▸ **Goal**: Write the data out again exactly, with no pictures.

▸ **Available data**:
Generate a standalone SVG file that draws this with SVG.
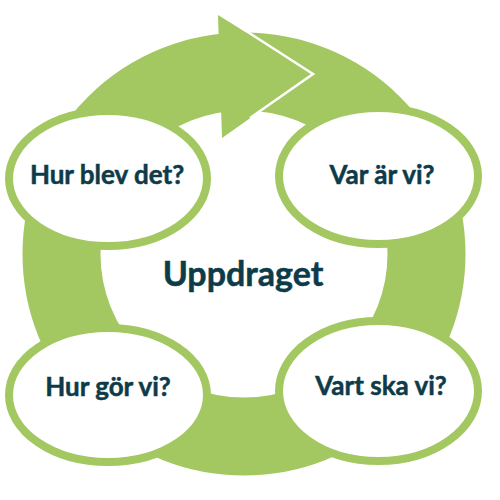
<svg xmlns="http://www.w3.org/2000/svg" width="500" height="500" viewBox="0 0 500 500">
<style>
.ring{fill:none;stroke:#A3C861;stroke-width:78}
.head{fill:#A3C861}
.sep{fill:none;stroke:#FFFFFF;stroke-width:2.5;stroke-linejoin:miter}
.node ellipse{fill:#FFFFFF;stroke:#A3C861;stroke-width:8}
.lbl{font-family:Lato,"Open Sans","Liberation Sans",sans-serif;font-weight:bold;fill:#0D3B49;text-anchor:middle;stroke:#0D3B49;stroke-width:0.5}
.small{font-size:26px}
.big{font-size:34px}
</style>
<rect width="500" height="500" fill="#FFFFFF"/>
<g id="connectors">
<circle class="ring" cx="244" cy="254" r="182.5"/>
<polygon class="head" points="218,15 313,74 222,138"/>
<polyline class="sep" points="240,27 313,74 250,118"/>
</g>
<g id="center">
<text class="lbl big" x="243" y="286">Uppdraget</text>
</g>
<g id="node-hur-blev" class="node">
<ellipse cx="108" cy="178.5" rx="99" ry="67.5"/>
<text class="lbl small" x="107" y="184">Hur blev det?</text>
</g>
<g id="node-var-ar" class="node">
<ellipse cx="378.5" cy="176" rx="99.5" ry="68"/>
<text class="lbl small" x="382" y="184">Var är vi?</text>
</g>
<g id="node-hur-gor" class="node">
<ellipse cx="108" cy="395" rx="99" ry="67"/>
<text class="lbl small" x="108" y="396">Hur gör vi?</text>
</g>
<g id="node-vart-ska" class="node">
<ellipse cx="378.5" cy="391" rx="99.5" ry="70"/>
<text class="lbl small" x="381" y="395">Vart ska vi?</text>
</g>
</svg>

▸ **Solution to the exercise**:
Generate a standalone SVG file that draws this with SVG.
<svg xmlns="http://www.w3.org/2000/svg" width="500" height="500" viewBox="0 0 500 500">
<style>
.ring{fill:none;stroke:#A3C861;stroke-width:78}
.head{fill:#A3C861}
.sep{fill:none;stroke:#FFFFFF;stroke-width:2.5;stroke-linejoin:miter}
.node ellipse{fill:#FFFFFF;stroke:#A3C861;stroke-width:8}
.lbl{font-family:Lato,"Open Sans","Liberation Sans",sans-serif;font-weight:bold;fill:#0D3B49;text-anchor:middle;stroke:#0D3B49;stroke-width:0.5}
.small{font-size:26px}
.big{font-size:34px}
</style>
<rect width="500" height="500" fill="#FFFFFF"/>
<g id="connectors">
<circle class="ring" cx="244" cy="254" r="182.5"/>
<polygon class="head" points="218,15 313,74 222,138"/>
<polyline class="sep" points="240,27 313,74 250,118"/>
</g>
<g id="center">
<text class="lbl big" x="243" y="286">Uppdraget</text>
</g>
<g id="node-hur-blev" class="node">
<ellipse cx="108" cy="178.5" rx="99" ry="67.5"/>
<text class="lbl small" x="107" y="184">Hur blev det?</text>
</g>
<g id="node-var-ar" class="node">
<ellipse cx="378.5" cy="176" rx="99.5" ry="68"/>
<text class="lbl small" x="382" y="184">Var är vi?</text>
</g>
<g id="node-hur-gor" class="node">
<ellipse cx="108" cy="395" rx="99" ry="67"/>
<text class="lbl small" x="108" y="396">Hur gör vi?</text>
</g>
<g id="node-vart-ska" class="node">
<ellipse cx="378.5" cy="391" rx="99.5" ry="70"/>
<text class="lbl small" x="381" y="395">Vart ska vi?</text>
</g>
</svg>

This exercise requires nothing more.